## START Raw data
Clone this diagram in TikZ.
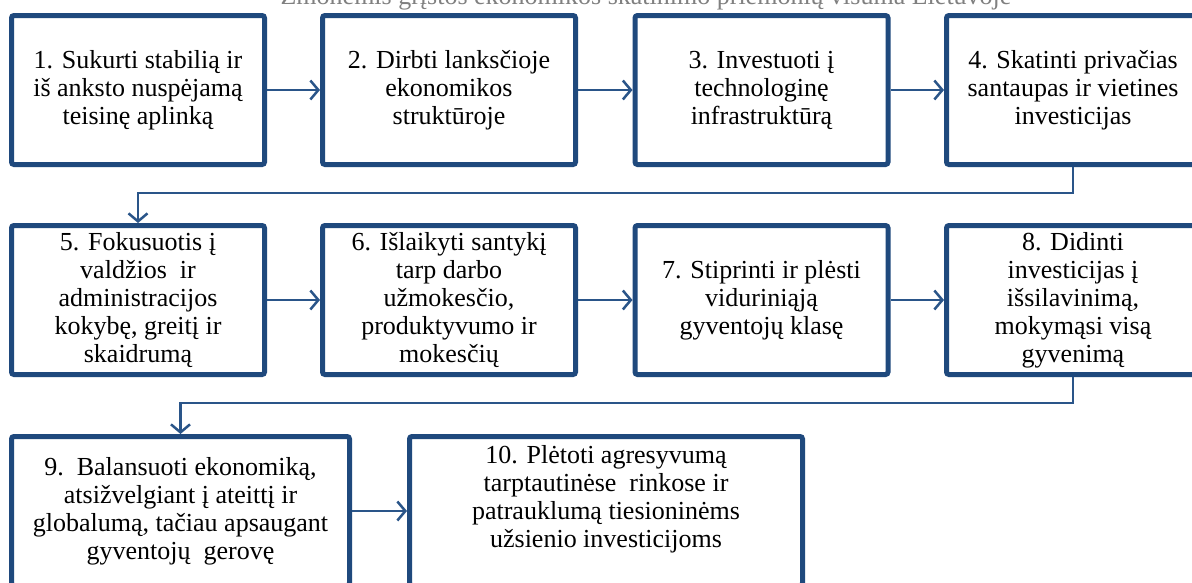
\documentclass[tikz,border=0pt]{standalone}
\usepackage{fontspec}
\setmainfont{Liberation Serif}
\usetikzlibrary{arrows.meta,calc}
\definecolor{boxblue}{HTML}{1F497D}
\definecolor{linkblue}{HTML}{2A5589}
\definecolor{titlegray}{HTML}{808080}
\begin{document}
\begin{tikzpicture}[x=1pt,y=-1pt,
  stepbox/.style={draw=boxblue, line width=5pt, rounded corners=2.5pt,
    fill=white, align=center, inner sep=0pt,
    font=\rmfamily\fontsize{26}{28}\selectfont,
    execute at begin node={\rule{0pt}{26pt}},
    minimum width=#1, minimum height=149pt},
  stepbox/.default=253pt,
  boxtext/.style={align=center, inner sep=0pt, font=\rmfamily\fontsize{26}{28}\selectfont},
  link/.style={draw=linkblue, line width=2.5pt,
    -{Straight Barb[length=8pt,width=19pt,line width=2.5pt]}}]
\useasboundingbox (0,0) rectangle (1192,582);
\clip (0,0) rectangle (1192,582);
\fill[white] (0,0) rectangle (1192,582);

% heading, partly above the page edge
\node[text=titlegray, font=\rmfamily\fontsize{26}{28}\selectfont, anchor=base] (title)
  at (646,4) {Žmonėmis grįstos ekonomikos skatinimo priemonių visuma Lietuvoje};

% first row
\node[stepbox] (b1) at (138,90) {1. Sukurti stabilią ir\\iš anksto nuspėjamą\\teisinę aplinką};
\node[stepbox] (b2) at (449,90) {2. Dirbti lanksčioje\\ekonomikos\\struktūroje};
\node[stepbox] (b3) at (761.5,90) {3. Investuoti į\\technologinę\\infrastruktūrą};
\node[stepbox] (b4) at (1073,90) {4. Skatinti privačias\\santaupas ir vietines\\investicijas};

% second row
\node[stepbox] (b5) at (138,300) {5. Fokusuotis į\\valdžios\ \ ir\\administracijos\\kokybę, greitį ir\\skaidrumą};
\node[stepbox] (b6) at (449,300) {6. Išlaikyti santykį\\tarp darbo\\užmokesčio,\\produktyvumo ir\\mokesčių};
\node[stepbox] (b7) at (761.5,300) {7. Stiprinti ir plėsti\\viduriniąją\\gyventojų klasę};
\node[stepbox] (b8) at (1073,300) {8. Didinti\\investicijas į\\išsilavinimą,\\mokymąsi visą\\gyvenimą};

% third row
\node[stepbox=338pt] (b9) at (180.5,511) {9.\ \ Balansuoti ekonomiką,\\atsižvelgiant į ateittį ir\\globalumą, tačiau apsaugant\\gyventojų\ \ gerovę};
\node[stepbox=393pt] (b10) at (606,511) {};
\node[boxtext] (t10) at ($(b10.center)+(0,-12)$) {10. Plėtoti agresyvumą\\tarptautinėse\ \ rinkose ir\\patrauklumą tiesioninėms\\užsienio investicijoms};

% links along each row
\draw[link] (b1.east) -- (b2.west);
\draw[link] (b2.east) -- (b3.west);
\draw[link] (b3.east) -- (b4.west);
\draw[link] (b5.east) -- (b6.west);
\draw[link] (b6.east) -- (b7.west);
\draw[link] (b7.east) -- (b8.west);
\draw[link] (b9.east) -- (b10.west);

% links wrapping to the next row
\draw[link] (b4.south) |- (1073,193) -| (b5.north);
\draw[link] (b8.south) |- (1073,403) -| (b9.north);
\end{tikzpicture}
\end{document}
## END Raw data
◆ What to work on: Reproduce the material above verbatim; omit every picture.

◆ The reply:
Clone this diagram in TikZ.
\documentclass[tikz,border=0pt]{standalone}
\usepackage{fontspec}
\setmainfont{Liberation Serif}
\usetikzlibrary{arrows.meta,calc}
\definecolor{boxblue}{HTML}{1F497D}
\definecolor{linkblue}{HTML}{2A5589}
\definecolor{titlegray}{HTML}{808080}
\begin{document}
\begin{tikzpicture}[x=1pt,y=-1pt,
  stepbox/.style={draw=boxblue, line width=5pt, rounded corners=2.5pt,
    fill=white, align=center, inner sep=0pt,
    font=\rmfamily\fontsize{26}{28}\selectfont,
    execute at begin node={\rule{0pt}{26pt}},
    minimum width=#1, minimum height=149pt},
  stepbox/.default=253pt,
  boxtext/.style={align=center, inner sep=0pt, font=\rmfamily\fontsize{26}{28}\selectfont},
  link/.style={draw=linkblue, line width=2.5pt,
    -{Straight Barb[length=8pt,width=19pt,line width=2.5pt]}}]
\useasboundingbox (0,0) rectangle (1192,582);
\clip (0,0) rectangle (1192,582);
\fill[white] (0,0) rectangle (1192,582);

% heading, partly above the page edge
\node[text=titlegray, font=\rmfamily\fontsize{26}{28}\selectfont, anchor=base] (title)
  at (646,4) {Žmonėmis grįstos ekonomikos skatinimo priemonių visuma Lietuvoje};

% first row
\node[stepbox] (b1) at (138,90) {1. Sukurti stabilią ir\\iš anksto nuspėjamą\\teisinę aplinką};
\node[stepbox] (b2) at (449,90) {2. Dirbti lanksčioje\\ekonomikos\\struktūroje};
\node[stepbox] (b3) at (761.5,90) {3. Investuoti į\\technologinę\\infrastruktūrą};
\node[stepbox] (b4) at (1073,90) {4. Skatinti privačias\\santaupas ir vietines\\investicijas};

% second row
\node[stepbox] (b5) at (138,300) {5. Fokusuotis į\\valdžios\ \ ir\\administracijos\\kokybę, greitį ir\\skaidrumą};
\node[stepbox] (b6) at (449,300) {6. Išlaikyti santykį\\tarp darbo\\užmokesčio,\\produktyvumo ir\\mokesčių};
\node[stepbox] (b7) at (761.5,300) {7. Stiprinti ir plėsti\\viduriniąją\\gyventojų klasę};
\node[stepbox] (b8) at (1073,300) {8. Didinti\\investicijas į\\išsilavinimą,\\mokymąsi visą\\gyvenimą};

% third row
\node[stepbox=338pt] (b9) at (180.5,511) {9.\ \ Balansuoti ekonomiką,\\atsižvelgiant į ateittį ir\\globalumą, tačiau apsaugant\\gyventojų\ \ gerovę};
\node[stepbox=393pt] (b10) at (606,511) {};
\node[boxtext] (t10) at ($(b10.center)+(0,-12)$) {10. Plėtoti agresyvumą\\tarptautinėse\ \ rinkose ir\\patrauklumą tiesioninėms\\užsienio investicijoms};

% links along each row
\draw[link] (b1.east) -- (b2.west);
\draw[link] (b2.east) -- (b3.west);
\draw[link] (b3.east) -- (b4.west);
\draw[link] (b5.east) -- (b6.west);
\draw[link] (b6.east) -- (b7.west);
\draw[link] (b7.east) -- (b8.west);
\draw[link] (b9.east) -- (b10.west);

% links wrapping to the next row
\draw[link] (b4.south) |- (1073,193) -| (b5.north);
\draw[link] (b8.south) |- (1073,403) -| (b9.north);
\end{tikzpicture}
\end{document}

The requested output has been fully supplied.